»»
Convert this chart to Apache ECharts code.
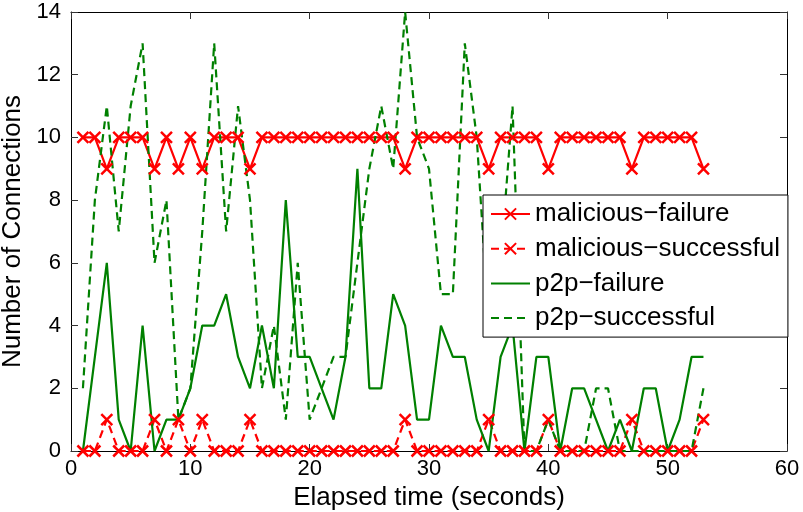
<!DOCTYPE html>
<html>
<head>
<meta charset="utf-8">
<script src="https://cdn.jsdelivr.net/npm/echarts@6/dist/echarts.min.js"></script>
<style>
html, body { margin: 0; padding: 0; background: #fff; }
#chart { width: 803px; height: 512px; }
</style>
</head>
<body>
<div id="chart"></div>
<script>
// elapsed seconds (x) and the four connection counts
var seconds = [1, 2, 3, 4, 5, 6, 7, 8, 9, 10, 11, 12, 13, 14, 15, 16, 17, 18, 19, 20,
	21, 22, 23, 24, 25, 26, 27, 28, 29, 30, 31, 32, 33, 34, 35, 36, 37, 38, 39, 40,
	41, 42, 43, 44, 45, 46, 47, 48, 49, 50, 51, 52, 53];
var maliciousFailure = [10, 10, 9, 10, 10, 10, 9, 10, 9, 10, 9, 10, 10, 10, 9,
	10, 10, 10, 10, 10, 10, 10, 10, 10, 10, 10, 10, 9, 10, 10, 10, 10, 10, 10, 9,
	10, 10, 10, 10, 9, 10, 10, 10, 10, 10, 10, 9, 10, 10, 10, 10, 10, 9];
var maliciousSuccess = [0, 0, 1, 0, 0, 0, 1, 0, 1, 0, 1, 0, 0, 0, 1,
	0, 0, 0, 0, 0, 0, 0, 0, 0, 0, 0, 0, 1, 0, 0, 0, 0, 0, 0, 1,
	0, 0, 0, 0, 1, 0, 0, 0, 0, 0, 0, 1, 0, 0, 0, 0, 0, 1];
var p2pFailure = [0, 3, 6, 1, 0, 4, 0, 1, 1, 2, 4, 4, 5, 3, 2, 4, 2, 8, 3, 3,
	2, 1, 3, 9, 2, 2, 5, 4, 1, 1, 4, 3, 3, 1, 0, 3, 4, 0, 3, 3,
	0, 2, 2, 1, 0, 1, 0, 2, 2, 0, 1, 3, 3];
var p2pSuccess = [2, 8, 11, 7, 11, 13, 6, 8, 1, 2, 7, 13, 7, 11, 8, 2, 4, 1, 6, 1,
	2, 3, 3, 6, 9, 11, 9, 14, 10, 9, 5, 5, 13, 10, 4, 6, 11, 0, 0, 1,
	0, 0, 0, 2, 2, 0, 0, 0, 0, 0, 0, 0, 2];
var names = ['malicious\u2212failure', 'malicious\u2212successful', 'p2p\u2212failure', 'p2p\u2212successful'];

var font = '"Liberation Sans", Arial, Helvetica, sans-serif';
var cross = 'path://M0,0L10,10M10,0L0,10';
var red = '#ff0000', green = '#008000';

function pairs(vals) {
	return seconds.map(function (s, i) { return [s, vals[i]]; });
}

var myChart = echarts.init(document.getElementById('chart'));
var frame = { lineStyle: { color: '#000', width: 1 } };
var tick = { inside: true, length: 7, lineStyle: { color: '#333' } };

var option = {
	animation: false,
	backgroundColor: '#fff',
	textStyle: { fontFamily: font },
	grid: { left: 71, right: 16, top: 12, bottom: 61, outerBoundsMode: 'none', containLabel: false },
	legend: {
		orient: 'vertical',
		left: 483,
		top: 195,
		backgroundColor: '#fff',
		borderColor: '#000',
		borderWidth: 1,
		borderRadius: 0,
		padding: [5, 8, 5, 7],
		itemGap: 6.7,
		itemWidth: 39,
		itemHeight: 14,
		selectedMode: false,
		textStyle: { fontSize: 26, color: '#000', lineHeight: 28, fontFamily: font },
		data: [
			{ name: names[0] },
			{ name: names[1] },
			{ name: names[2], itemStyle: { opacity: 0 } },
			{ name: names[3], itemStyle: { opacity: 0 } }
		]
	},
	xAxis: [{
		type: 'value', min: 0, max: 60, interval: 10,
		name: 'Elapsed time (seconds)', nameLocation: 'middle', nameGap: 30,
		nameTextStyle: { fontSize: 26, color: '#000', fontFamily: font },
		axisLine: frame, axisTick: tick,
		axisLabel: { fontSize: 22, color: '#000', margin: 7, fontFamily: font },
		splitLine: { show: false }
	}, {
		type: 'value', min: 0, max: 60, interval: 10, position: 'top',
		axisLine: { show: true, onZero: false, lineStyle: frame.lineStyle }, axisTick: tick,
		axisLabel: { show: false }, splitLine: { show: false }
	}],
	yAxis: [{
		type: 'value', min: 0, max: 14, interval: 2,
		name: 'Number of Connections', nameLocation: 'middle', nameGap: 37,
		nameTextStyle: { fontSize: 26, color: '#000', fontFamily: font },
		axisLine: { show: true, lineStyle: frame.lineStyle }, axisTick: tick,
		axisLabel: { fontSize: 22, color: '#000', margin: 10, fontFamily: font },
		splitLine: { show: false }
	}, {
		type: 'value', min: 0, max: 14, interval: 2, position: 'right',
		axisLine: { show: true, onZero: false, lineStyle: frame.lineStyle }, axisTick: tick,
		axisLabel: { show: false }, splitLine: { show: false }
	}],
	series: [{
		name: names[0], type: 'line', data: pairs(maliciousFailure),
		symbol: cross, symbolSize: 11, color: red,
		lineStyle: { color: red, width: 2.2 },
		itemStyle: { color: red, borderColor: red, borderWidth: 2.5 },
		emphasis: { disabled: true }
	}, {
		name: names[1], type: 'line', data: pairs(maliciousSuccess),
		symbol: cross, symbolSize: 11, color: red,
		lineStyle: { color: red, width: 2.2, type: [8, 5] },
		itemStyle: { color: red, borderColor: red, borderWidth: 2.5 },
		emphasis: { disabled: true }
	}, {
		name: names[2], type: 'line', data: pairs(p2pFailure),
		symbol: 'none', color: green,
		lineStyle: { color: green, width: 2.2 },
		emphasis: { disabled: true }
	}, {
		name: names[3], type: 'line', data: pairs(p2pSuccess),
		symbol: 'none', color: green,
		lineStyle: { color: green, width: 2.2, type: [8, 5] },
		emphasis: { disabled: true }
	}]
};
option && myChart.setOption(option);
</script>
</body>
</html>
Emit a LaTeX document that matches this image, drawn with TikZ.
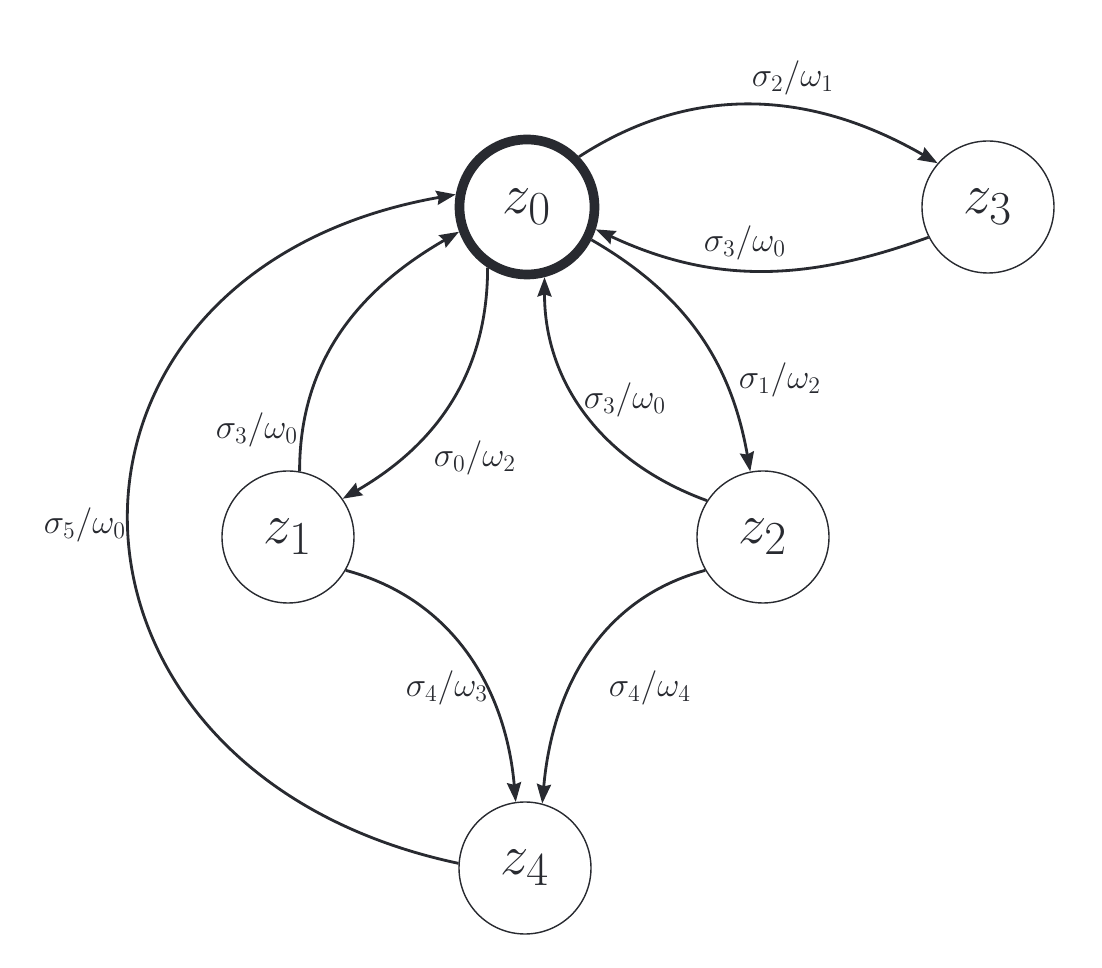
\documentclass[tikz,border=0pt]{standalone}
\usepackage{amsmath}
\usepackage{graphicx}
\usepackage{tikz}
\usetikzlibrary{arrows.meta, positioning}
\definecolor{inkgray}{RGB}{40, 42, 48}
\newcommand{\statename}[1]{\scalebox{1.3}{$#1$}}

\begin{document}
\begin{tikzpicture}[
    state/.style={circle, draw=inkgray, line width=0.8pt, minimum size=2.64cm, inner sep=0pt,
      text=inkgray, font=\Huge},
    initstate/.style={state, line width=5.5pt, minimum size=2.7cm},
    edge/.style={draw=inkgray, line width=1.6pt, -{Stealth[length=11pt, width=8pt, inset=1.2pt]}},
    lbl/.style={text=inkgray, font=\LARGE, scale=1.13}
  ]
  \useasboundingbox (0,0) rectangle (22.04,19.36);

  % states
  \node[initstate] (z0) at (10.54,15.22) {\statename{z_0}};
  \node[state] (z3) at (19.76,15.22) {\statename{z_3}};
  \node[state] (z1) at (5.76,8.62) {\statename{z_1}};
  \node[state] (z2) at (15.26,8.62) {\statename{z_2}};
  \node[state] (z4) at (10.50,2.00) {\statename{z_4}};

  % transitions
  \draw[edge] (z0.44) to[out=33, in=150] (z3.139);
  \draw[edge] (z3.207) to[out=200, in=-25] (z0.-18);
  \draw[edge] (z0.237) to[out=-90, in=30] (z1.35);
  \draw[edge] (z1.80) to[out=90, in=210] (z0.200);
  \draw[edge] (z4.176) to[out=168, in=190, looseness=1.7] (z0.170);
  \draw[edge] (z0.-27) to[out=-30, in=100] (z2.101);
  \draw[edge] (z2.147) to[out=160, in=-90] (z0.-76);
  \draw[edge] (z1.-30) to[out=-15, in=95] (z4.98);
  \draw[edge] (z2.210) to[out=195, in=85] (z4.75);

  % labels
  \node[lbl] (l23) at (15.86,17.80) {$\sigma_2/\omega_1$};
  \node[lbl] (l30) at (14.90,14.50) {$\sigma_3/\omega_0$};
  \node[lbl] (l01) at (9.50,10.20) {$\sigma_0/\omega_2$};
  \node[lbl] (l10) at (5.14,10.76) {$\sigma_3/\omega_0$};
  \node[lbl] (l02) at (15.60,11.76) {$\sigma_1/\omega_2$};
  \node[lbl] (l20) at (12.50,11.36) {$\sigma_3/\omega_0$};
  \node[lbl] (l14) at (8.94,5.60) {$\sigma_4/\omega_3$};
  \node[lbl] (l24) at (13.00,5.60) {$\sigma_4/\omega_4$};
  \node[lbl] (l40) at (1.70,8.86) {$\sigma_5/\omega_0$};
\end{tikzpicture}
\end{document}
««
▶ Short exercise
Show the lines that mention the word "this".

▶ The solution
Convert this chart to Apache ECharts code.
Emit a LaTeX document that matches this image, drawn with TikZ.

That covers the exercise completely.